**Written exercise:** Output the material exactly, but drop every image it holds.
"""
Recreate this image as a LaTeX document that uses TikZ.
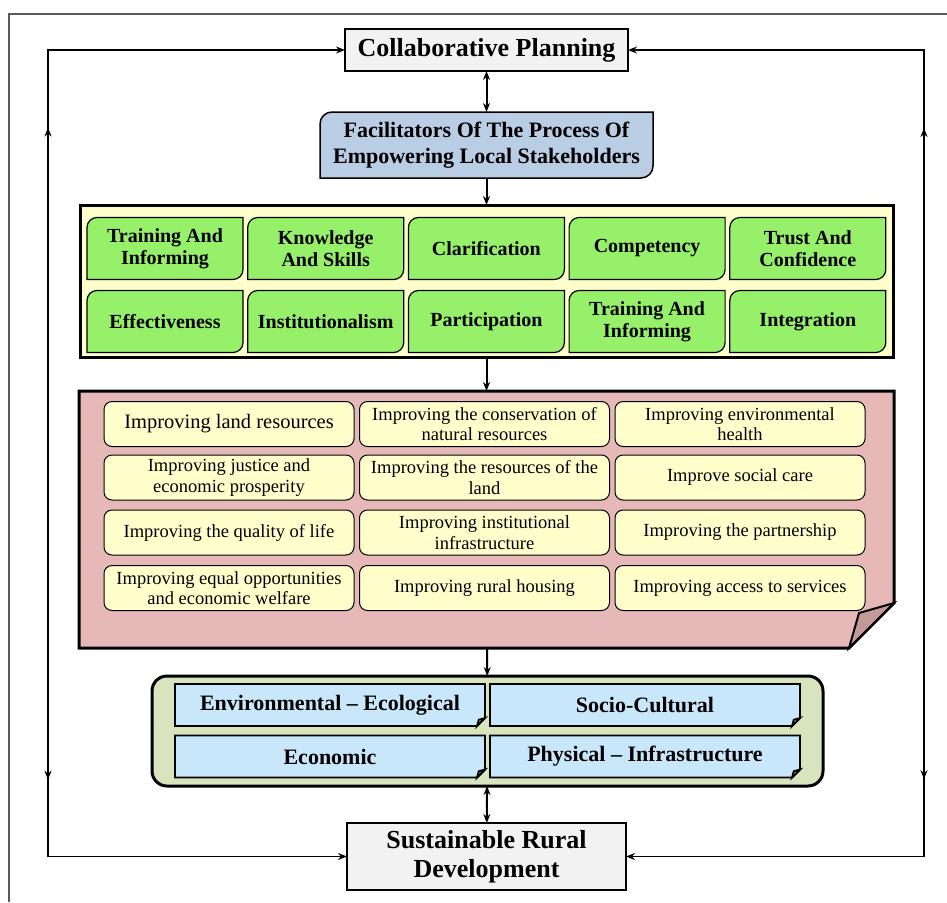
\documentclass[tikz,border=0pt]{standalone}
\usepackage{fontspec}
\setmainfont{Liberation Serif}
\usetikzlibrary{arrows.meta, decorations.markings}

\definecolor{boxgray}{HTML}{F2F2F2}
\definecolor{facblue}{HTML}{B9CDE5}
\definecolor{panelyellow}{HTML}{FFFFCC}
\definecolor{traitgreen}{HTML}{96F06A}
\definecolor{panelpink}{HTML}{E6B8B7}
\definecolor{foldpink}{HTML}{C39A9A}
\definecolor{gainyellow}{HTML}{FFFFCC}
\definecolor{panelolive}{HTML}{D7E4BD}
\definecolor{dimblue}{HTML}{C9E7FB}
\definecolor{dimfold}{HTML}{8FB4CC}

\pgfdeclarelayer{back}
\pgfdeclarelayer{mid}
\pgfsetlayers{back,mid,main}

% box with rounded top-left and bottom-right corners
\newcommand{\diagcorners}[3]{%
  \draw[#3] ([yshift=-#2]#1.north west) arc[start angle=180, end angle=90, radius=#2]
    -- (#1.north east) -- ([yshift=#2]#1.south east)
    arc[start angle=0, end angle=-90, radius=#2] -- (#1.south west) -- cycle;}
% box with a folded bottom-right corner
\newcommand{\dogear}[4]{%
  \draw[#3] (#1.south west) -- (#1.north west) -- (#1.north east)
    -- ([yshift=#2]#1.south east) -- ([xshift=-#2]#1.south east) -- cycle;
  \draw[#3, fill=#4] ([yshift=#2]#1.south east) -- ([xshift=-0.78*#2, yshift=0.78*#2]#1.south east)
    -- ([xshift=-#2]#1.south east) -- cycle;}

\begin{document}
\begin{tikzpicture}[x=1pt, y=1pt, >={Stealth[length=9pt, width=7pt]},
    link/.style={line width=2pt, ->},
    loopline/.style={line width=1.8pt, ->, postaction={decorate},
      decoration={markings, mark=at position 0.465 with {\arrow{>}}}},
    plainbox/.style={draw, line width=1.5pt, fill=boxgray, inner sep=0pt, outer sep=0pt, align=center},
    shaped/.style={inner sep=0pt, outer sep=0pt, align=center},
    panel/.style={draw, line width=3pt, inner sep=0pt, outer sep=0pt},
    trait/.style={shaped, minimum width=156pt, minimum height=62pt, font=\fontsize{20}{22}\selectfont\bfseries},
    gain/.style={draw, line width=1pt, fill=gainyellow, rounded corners=8pt, inner sep=0pt, outer sep=0pt,
      align=center, minimum width=250pt, minimum height=45pt, font=\fontsize{18.5}{20.5}\selectfont},
    dim/.style={shaped, minimum width=310pt, minimum height=42pt, font=\fontsize{22}{26}\selectfont\bfseries}]
  \useasboundingbox (0,0) rectangle (947,-902);

  % frame
  \draw[gray!70!black, line width=1.3pt] (9,-902) -- (9,-14) -- (947,-14);

  % top and bottom
  \node[plainbox, minimum width=283pt, minimum height=42pt, font=\fontsize{26}{29}\selectfont\bfseries]
    (collab) at (486.5,-50) {Collaborative Planning};
  \node[plainbox, minimum width=279pt, minimum height=67pt, font=\fontsize{26}{29}\selectfont\bfseries]
    (srd) at (486.5,-856.5) {Sustainable Rural\\Development};
  \node[shaped, minimum width=333pt, minimum height=66pt, font=\fontsize{22}{26}\selectfont\bfseries]
    (fac) at (486.5,-145) {Facilitators Of The Process Of\\Empowering Local Stakeholders};

  % facilitators
  \foreach \t [count=\i from 0] in {{Training And\\Informing}, {Knowledge\\And Skills}, Clarification, Competency, {Trust And\\Confidence}}
    \node[trait] (ta\i) at (165+160.7*\i,-248.5) {\t};
  \foreach \t [count=\i from 0] in {Effectiveness, Institutionalism, Participation, {Training And\\Informing}, Integration}
    \node[trait] (tb\i) at (165+160.7*\i,-321.5) {\t};

  % improvements
  \foreach \t [count=\c from 0] in {{\fontsize{20.5}{22}\selectfont Improving land resources}, {Improving the conservation of\\natural resources}, {Improving environmental\\health}}
    \node[gain] (g1\c) at (229+255.5*\c,-424) {\t};
  \foreach \t [count=\c from 0] in {{Improving justice and\\economic prosperity}, {Improving the resources of the\\land}, Improve social care}
    \node[gain] (g2\c) at (229+255.5*\c,-477.5) {\t};
  \foreach \t [count=\c from 0] in {Improving the quality of life, {Improving institutional\\infrastructure}, Improving the partnership}
    \node[gain] (g3\c) at (229+255.5*\c,-532.5) {\t};
  \foreach \t [count=\c from 0] in {{Improving equal opportunities\\and economic welfare}, Improving rural housing, Improving access to services}
    \node[gain] (g4\c) at (229+255.5*\c,-588) {\t};

  % dimensions
  \node[dim] (d1) at (330,-705) {Environmental -- Ecological};
  \node[dim] (d2) at (645,-705) {Socio-Cultural};
  \node[dim] (d3) at (330,-756.5) {Economic};
  \node[dim] (d4) at (645,-756.5) {Physical -- Infrastructure};

  \begin{pgfonlayer}{back}
    \node[panel, fill=panelyellow, minimum width=813pt, minimum height=152pt] (traits) at (486.5,-281) {};
    \node[panel, draw=none, minimum width=815pt, minimum height=257pt] (gains) at (486.5,-519.5) {};
    \draw[panel, fill=panelpink] (gains.north west) -- (gains.north east) -- ([yshift=45pt]gains.south east)
      -- ([xshift=-45pt]gains.south east) -- (gains.south west) -- cycle;
    \draw[line width=2pt, fill=foldpink] ([yshift=45pt]gains.south east) -- ([xshift=-35pt, yshift=35pt]gains.south east)
      -- ([xshift=-45pt]gains.south east) -- cycle;
    \node[panel, fill=panelolive, rounded corners=15pt, minimum width=671pt, minimum height=110pt] (dims) at (487.5,-731) {};
  \end{pgfonlayer}

  \begin{pgfonlayer}{mid}
    \diagcorners{fac}{12pt}{line width=1.5pt, fill=facblue}
    \foreach \n in {ta0,ta1,ta2,ta3,ta4,tb0,tb1,tb2,tb3,tb4}
      {\diagcorners{\n}{10pt}{line width=1.2pt, fill=traitgreen}}
    \foreach \n in {d1,d2,d3,d4}
      {\dogear{\n}{8pt}{line width=1.8pt, fill=dimblue}{dimfold}}
  \end{pgfonlayer}

  % arrows
  \draw[link, <->] (collab) -- (fac);
  \draw[link] (fac) -- (traits);
  \draw[link] (traits) -- (gains);
  \draw[link] (gains) -- (dims);
  \draw[link, <->] (dims) -- (srd);

  % feedback loops
  \coordinate (lmid) at (48,-453);
  \coordinate (rmid) at (924,-453);
  \draw[loopline] (lmid) |- (collab.west);
  \draw[loopline] (lmid) |- (srd.west);
  \draw[loopline] (rmid) |- (collab.east);
  \draw[loopline] (rmid) |- (srd.east);
\end{tikzpicture}
\end{document}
"""
**Written solution:**
Recreate this image as a LaTeX document that uses TikZ.
\documentclass[tikz,border=0pt]{standalone}
\usepackage{fontspec}
\setmainfont{Liberation Serif}
\usetikzlibrary{arrows.meta, decorations.markings}

\definecolor{boxgray}{HTML}{F2F2F2}
\definecolor{facblue}{HTML}{B9CDE5}
\definecolor{panelyellow}{HTML}{FFFFCC}
\definecolor{traitgreen}{HTML}{96F06A}
\definecolor{panelpink}{HTML}{E6B8B7}
\definecolor{foldpink}{HTML}{C39A9A}
\definecolor{gainyellow}{HTML}{FFFFCC}
\definecolor{panelolive}{HTML}{D7E4BD}
\definecolor{dimblue}{HTML}{C9E7FB}
\definecolor{dimfold}{HTML}{8FB4CC}

\pgfdeclarelayer{back}
\pgfdeclarelayer{mid}
\pgfsetlayers{back,mid,main}

% box with rounded top-left and bottom-right corners
\newcommand{\diagcorners}[3]{%
  \draw[#3] ([yshift=-#2]#1.north west) arc[start angle=180, end angle=90, radius=#2]
    -- (#1.north east) -- ([yshift=#2]#1.south east)
    arc[start angle=0, end angle=-90, radius=#2] -- (#1.south west) -- cycle;}
% box with a folded bottom-right corner
\newcommand{\dogear}[4]{%
  \draw[#3] (#1.south west) -- (#1.north west) -- (#1.north east)
    -- ([yshift=#2]#1.south east) -- ([xshift=-#2]#1.south east) -- cycle;
  \draw[#3, fill=#4] ([yshift=#2]#1.south east) -- ([xshift=-0.78*#2, yshift=0.78*#2]#1.south east)
    -- ([xshift=-#2]#1.south east) -- cycle;}

\begin{document}
\begin{tikzpicture}[x=1pt, y=1pt, >={Stealth[length=9pt, width=7pt]},
    link/.style={line width=2pt, ->},
    loopline/.style={line width=1.8pt, ->, postaction={decorate},
      decoration={markings, mark=at position 0.465 with {\arrow{>}}}},
    plainbox/.style={draw, line width=1.5pt, fill=boxgray, inner sep=0pt, outer sep=0pt, align=center},
    shaped/.style={inner sep=0pt, outer sep=0pt, align=center},
    panel/.style={draw, line width=3pt, inner sep=0pt, outer sep=0pt},
    trait/.style={shaped, minimum width=156pt, minimum height=62pt, font=\fontsize{20}{22}\selectfont\bfseries},
    gain/.style={draw, line width=1pt, fill=gainyellow, rounded corners=8pt, inner sep=0pt, outer sep=0pt,
      align=center, minimum width=250pt, minimum height=45pt, font=\fontsize{18.5}{20.5}\selectfont},
    dim/.style={shaped, minimum width=310pt, minimum height=42pt, font=\fontsize{22}{26}\selectfont\bfseries}]
  \useasboundingbox (0,0) rectangle (947,-902);

  % frame
  \draw[gray!70!black, line width=1.3pt] (9,-902) -- (9,-14) -- (947,-14);

  % top and bottom
  \node[plainbox, minimum width=283pt, minimum height=42pt, font=\fontsize{26}{29}\selectfont\bfseries]
    (collab) at (486.5,-50) {Collaborative Planning};
  \node[plainbox, minimum width=279pt, minimum height=67pt, font=\fontsize{26}{29}\selectfont\bfseries]
    (srd) at (486.5,-856.5) {Sustainable Rural\\Development};
  \node[shaped, minimum width=333pt, minimum height=66pt, font=\fontsize{22}{26}\selectfont\bfseries]
    (fac) at (486.5,-145) {Facilitators Of The Process Of\\Empowering Local Stakeholders};

  % facilitators
  \foreach \t [count=\i from 0] in {{Training And\\Informing}, {Knowledge\\And Skills}, Clarification, Competency, {Trust And\\Confidence}}
    \node[trait] (ta\i) at (165+160.7*\i,-248.5) {\t};
  \foreach \t [count=\i from 0] in {Effectiveness, Institutionalism, Participation, {Training And\\Informing}, Integration}
    \node[trait] (tb\i) at (165+160.7*\i,-321.5) {\t};

  % improvements
  \foreach \t [count=\c from 0] in {{\fontsize{20.5}{22}\selectfont Improving land resources}, {Improving the conservation of\\natural resources}, {Improving environmental\\health}}
    \node[gain] (g1\c) at (229+255.5*\c,-424) {\t};
  \foreach \t [count=\c from 0] in {{Improving justice and\\economic prosperity}, {Improving the resources of the\\land}, Improve social care}
    \node[gain] (g2\c) at (229+255.5*\c,-477.5) {\t};
  \foreach \t [count=\c from 0] in {Improving the quality of life, {Improving institutional\\infrastructure}, Improving the partnership}
    \node[gain] (g3\c) at (229+255.5*\c,-532.5) {\t};
  \foreach \t [count=\c from 0] in {{Improving equal opportunities\\and economic welfare}, Improving rural housing, Improving access to services}
    \node[gain] (g4\c) at (229+255.5*\c,-588) {\t};

  % dimensions
  \node[dim] (d1) at (330,-705) {Environmental -- Ecological};
  \node[dim] (d2) at (645,-705) {Socio-Cultural};
  \node[dim] (d3) at (330,-756.5) {Economic};
  \node[dim] (d4) at (645,-756.5) {Physical -- Infrastructure};

  \begin{pgfonlayer}{back}
    \node[panel, fill=panelyellow, minimum width=813pt, minimum height=152pt] (traits) at (486.5,-281) {};
    \node[panel, draw=none, minimum width=815pt, minimum height=257pt] (gains) at (486.5,-519.5) {};
    \draw[panel, fill=panelpink] (gains.north west) -- (gains.north east) -- ([yshift=45pt]gains.south east)
      -- ([xshift=-45pt]gains.south east) -- (gains.south west) -- cycle;
    \draw[line width=2pt, fill=foldpink] ([yshift=45pt]gains.south east) -- ([xshift=-35pt, yshift=35pt]gains.south east)
      -- ([xshift=-45pt]gains.south east) -- cycle;
    \node[panel, fill=panelolive, rounded corners=15pt, minimum width=671pt, minimum height=110pt] (dims) at (487.5,-731) {};
  \end{pgfonlayer}

  \begin{pgfonlayer}{mid}
    \diagcorners{fac}{12pt}{line width=1.5pt, fill=facblue}
    \foreach \n in {ta0,ta1,ta2,ta3,ta4,tb0,tb1,tb2,tb3,tb4}
      {\diagcorners{\n}{10pt}{line width=1.2pt, fill=traitgreen}}
    \foreach \n in {d1,d2,d3,d4}
      {\dogear{\n}{8pt}{line width=1.8pt, fill=dimblue}{dimfold}}
  \end{pgfonlayer}

  % arrows
  \draw[link, <->] (collab) -- (fac);
  \draw[link] (fac) -- (traits);
  \draw[link] (traits) -- (gains);
  \draw[link] (gains) -- (dims);
  \draw[link, <->] (dims) -- (srd);

  % feedback loops
  \coordinate (lmid) at (48,-453);
  \coordinate (rmid) at (924,-453);
  \draw[loopline] (lmid) |- (collab.west);
  \draw[loopline] (lmid) |- (srd.west);
  \draw[loopline] (rmid) |- (collab.east);
  \draw[loopline] (rmid) |- (srd.east);
\end{tikzpicture}
\end{document}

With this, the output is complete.